**Problem details:**
In the listing below, locate the line with "Output the component" and the line with "Chart.register(...registerables);", then output both and everything between them exactly, minus any pictures.
++++ Records for this task
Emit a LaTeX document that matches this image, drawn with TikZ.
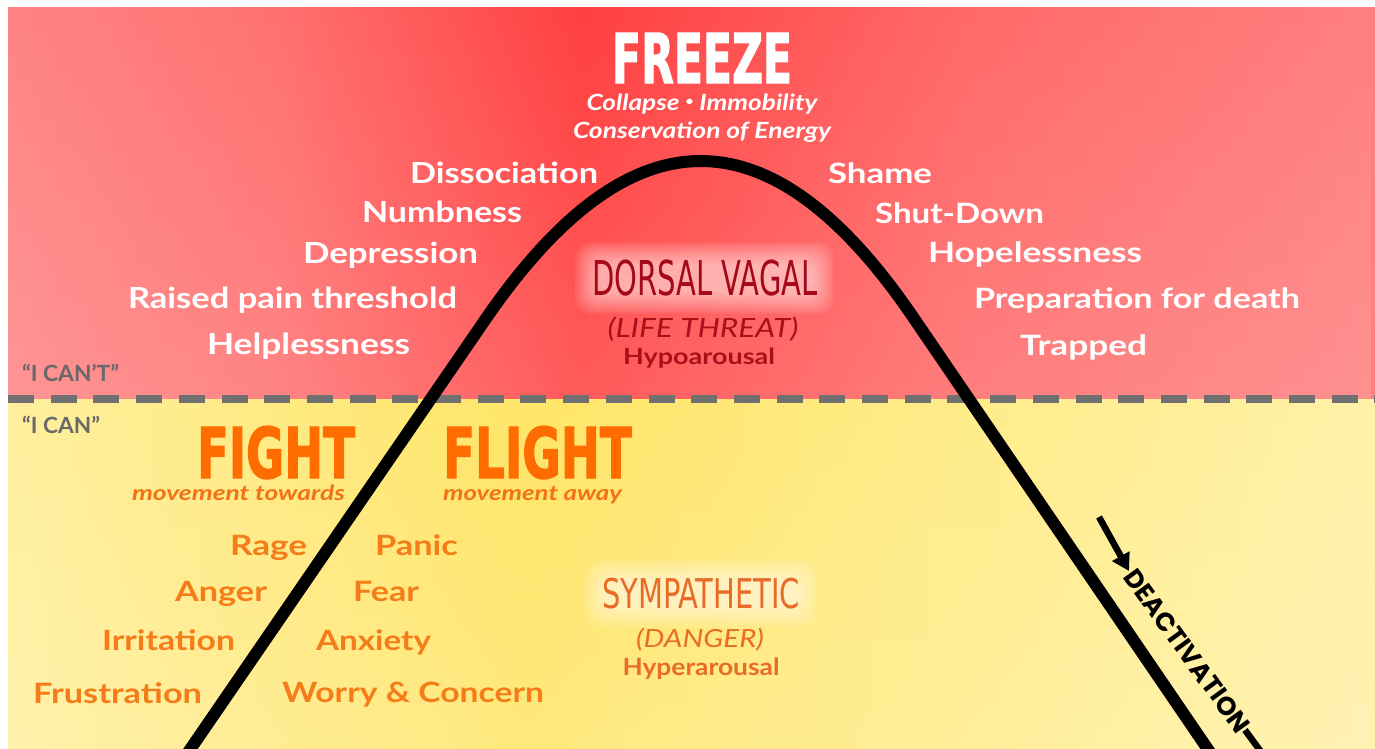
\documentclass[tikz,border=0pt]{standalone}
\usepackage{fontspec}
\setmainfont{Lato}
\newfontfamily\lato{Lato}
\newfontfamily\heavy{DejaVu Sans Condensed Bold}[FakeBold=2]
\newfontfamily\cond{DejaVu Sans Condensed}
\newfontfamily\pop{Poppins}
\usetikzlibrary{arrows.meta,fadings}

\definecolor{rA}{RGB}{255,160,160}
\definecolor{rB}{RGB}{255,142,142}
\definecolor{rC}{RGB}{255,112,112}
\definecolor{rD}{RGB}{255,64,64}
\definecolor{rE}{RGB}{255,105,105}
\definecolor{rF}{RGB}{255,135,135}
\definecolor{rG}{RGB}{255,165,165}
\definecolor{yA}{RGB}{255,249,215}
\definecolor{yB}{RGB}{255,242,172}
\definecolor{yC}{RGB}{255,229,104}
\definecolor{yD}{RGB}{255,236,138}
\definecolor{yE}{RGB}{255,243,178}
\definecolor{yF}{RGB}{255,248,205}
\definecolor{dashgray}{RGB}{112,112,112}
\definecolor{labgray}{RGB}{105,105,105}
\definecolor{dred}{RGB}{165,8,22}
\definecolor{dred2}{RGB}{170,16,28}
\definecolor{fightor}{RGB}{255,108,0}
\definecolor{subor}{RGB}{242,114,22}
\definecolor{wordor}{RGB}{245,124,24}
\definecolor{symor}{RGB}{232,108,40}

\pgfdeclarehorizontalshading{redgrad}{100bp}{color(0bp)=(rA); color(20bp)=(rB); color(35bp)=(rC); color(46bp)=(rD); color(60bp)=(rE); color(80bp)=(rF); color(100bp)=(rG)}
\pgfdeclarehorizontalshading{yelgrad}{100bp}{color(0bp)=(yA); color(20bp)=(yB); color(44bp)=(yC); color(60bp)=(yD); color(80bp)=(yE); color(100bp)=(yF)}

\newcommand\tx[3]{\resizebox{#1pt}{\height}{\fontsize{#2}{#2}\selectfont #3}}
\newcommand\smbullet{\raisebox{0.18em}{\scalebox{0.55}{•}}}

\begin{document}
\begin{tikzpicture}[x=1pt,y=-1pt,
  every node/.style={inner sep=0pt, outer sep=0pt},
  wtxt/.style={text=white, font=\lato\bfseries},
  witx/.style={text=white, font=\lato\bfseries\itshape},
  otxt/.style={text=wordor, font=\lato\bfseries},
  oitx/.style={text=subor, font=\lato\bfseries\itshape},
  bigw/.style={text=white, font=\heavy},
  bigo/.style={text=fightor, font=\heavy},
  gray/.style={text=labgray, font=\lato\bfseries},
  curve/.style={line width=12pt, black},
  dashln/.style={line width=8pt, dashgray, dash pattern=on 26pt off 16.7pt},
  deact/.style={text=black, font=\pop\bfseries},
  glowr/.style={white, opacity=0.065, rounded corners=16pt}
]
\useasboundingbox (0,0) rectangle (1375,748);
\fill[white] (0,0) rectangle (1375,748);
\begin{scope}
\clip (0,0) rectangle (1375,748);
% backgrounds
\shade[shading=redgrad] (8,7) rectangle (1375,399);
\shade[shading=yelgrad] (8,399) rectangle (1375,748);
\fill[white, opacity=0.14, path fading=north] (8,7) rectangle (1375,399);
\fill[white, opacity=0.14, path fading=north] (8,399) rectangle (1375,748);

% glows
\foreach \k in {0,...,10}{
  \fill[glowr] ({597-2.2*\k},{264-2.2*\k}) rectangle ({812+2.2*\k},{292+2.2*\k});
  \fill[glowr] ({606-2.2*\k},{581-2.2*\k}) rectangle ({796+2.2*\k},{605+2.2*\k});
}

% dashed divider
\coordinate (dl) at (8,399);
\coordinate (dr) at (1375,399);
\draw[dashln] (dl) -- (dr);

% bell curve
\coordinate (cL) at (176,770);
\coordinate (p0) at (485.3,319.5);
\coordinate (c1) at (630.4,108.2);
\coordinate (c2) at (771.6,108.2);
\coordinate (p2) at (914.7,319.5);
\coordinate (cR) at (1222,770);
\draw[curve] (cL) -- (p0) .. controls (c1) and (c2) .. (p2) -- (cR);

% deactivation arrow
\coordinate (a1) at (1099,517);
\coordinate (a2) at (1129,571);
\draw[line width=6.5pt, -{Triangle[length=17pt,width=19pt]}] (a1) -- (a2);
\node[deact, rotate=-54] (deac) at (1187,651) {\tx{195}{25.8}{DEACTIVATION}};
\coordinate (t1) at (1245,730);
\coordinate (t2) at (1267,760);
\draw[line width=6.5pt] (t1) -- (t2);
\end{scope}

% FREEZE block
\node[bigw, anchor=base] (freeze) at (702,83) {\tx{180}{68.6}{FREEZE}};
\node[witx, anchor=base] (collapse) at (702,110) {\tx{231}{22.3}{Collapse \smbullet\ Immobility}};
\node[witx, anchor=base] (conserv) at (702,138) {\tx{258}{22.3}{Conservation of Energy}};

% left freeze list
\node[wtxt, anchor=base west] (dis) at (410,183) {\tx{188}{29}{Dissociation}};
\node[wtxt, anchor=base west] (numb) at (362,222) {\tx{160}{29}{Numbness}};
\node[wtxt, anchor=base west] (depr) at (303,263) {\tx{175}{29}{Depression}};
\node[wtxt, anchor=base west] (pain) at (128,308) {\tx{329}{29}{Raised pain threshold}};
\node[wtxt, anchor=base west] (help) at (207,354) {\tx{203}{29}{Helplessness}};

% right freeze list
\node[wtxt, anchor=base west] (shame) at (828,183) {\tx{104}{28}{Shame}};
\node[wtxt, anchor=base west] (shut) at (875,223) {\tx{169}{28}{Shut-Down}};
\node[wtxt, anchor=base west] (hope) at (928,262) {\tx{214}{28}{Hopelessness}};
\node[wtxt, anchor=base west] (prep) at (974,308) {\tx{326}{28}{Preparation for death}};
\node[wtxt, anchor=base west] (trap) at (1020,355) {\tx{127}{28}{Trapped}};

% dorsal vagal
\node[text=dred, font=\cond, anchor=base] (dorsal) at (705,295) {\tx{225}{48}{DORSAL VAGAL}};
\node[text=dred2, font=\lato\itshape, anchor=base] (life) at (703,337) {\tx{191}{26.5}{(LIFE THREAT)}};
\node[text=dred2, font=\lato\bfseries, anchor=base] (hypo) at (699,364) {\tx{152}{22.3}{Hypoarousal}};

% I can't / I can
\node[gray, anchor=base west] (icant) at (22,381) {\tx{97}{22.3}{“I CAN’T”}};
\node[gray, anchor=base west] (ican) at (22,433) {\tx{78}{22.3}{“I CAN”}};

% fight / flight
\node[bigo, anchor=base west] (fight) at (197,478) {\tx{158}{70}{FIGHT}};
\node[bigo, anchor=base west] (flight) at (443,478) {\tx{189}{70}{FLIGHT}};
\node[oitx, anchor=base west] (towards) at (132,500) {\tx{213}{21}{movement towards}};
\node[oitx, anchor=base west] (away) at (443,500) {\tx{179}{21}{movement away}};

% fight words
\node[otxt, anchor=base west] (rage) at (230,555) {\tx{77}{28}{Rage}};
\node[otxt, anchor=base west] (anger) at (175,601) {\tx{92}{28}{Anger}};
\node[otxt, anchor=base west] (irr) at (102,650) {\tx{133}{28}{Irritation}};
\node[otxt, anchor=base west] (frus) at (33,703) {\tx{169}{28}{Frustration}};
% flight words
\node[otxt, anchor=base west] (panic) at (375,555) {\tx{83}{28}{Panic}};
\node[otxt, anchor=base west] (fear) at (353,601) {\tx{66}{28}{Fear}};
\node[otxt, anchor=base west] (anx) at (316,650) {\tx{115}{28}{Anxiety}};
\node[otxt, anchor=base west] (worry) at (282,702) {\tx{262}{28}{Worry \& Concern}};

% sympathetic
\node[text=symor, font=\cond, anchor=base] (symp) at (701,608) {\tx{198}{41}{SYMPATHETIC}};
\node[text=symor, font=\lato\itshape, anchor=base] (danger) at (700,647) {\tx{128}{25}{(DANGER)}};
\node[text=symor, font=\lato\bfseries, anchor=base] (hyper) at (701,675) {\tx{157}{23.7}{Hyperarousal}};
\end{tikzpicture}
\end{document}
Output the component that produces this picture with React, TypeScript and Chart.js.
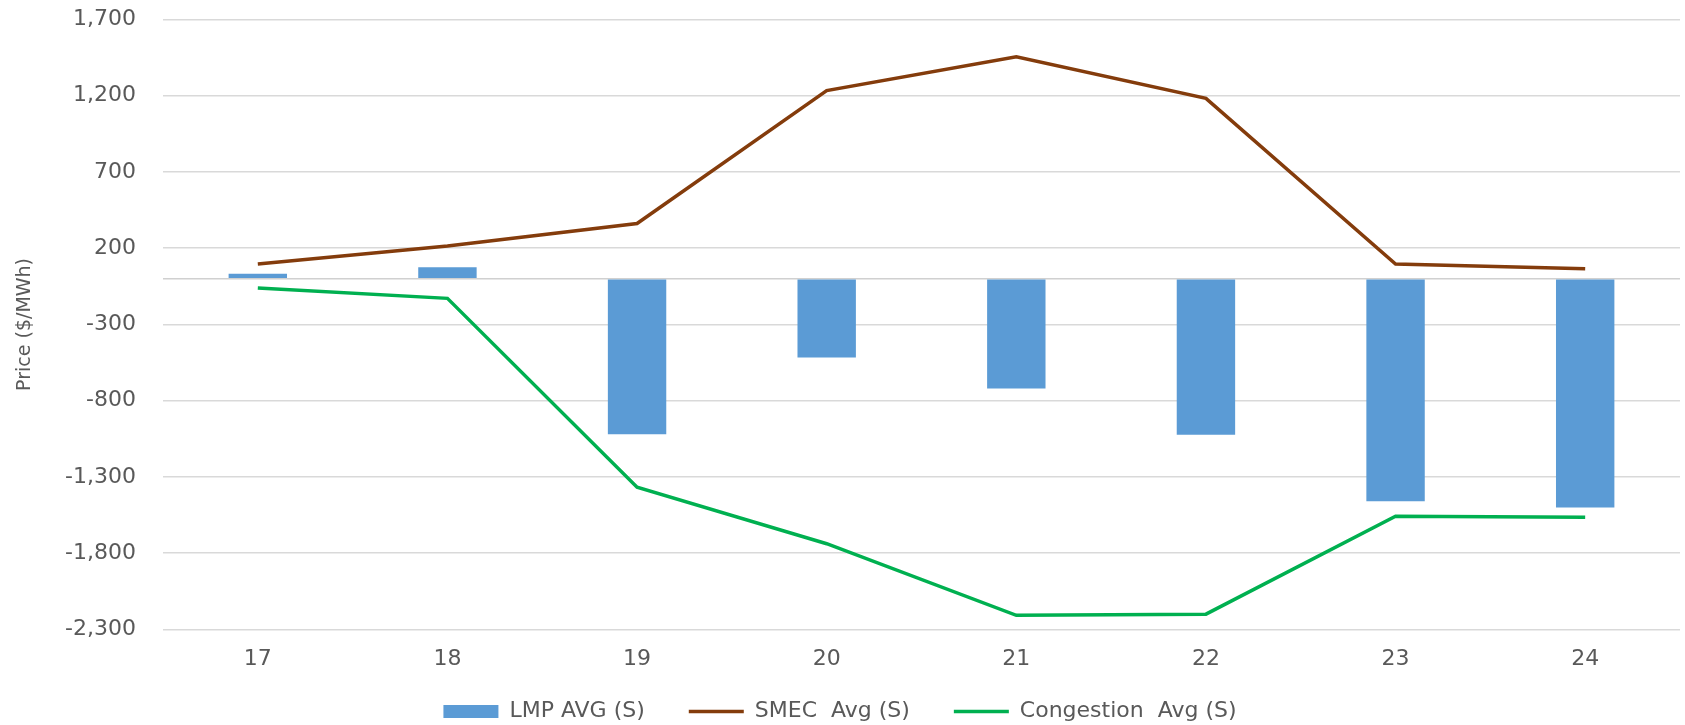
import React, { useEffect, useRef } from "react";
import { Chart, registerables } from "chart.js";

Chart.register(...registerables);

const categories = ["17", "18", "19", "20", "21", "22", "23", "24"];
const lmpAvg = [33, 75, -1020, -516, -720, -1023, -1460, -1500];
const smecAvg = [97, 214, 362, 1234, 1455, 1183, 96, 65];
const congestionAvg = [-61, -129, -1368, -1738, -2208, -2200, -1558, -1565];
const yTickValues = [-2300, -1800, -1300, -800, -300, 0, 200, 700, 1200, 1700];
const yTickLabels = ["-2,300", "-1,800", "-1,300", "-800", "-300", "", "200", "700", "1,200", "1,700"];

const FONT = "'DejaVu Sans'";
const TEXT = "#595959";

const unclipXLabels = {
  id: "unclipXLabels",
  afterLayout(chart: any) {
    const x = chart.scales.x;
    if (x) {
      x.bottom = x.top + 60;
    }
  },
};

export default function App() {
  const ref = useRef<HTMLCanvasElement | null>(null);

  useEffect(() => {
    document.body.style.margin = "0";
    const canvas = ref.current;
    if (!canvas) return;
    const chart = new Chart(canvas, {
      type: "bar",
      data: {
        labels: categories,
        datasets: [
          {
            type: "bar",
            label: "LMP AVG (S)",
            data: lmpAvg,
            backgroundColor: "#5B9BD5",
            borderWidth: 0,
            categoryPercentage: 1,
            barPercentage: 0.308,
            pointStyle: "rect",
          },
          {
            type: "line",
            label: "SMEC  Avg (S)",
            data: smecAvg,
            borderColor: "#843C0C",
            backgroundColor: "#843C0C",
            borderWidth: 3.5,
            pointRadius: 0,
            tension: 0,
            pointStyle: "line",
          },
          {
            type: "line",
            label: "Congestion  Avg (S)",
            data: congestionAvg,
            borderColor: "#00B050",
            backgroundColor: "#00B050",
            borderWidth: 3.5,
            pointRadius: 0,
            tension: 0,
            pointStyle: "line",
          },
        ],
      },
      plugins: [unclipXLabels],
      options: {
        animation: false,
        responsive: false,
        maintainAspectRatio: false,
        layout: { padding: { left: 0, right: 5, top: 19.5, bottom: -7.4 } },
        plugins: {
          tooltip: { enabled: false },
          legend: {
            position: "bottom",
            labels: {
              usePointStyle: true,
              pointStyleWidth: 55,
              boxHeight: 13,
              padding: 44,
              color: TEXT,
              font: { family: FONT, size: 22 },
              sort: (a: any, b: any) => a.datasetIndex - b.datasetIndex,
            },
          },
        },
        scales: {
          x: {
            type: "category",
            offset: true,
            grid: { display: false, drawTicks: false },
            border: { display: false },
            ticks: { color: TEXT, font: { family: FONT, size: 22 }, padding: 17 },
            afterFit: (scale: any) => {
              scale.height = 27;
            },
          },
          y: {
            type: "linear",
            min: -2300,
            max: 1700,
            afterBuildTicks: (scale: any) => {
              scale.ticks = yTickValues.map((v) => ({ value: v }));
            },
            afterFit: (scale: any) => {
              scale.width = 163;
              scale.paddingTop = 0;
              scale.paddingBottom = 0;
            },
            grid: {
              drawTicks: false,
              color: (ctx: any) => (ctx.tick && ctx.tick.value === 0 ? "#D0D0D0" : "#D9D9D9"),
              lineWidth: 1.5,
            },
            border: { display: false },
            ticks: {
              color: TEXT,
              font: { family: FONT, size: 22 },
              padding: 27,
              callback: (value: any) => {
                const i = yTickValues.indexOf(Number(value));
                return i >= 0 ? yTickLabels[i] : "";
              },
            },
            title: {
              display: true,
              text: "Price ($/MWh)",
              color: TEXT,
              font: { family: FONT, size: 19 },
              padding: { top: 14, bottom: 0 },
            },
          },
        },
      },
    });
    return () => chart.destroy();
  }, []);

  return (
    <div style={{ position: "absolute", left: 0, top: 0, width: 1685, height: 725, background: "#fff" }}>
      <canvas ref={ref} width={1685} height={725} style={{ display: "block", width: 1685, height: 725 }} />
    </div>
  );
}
++++++++
**Full answer:**
Output the component that produces this picture with React, TypeScript and Chart.js.
import React, { useEffect, useRef } from "react";
import { Chart, registerables } from "chart.js";

Chart.register(...registerables);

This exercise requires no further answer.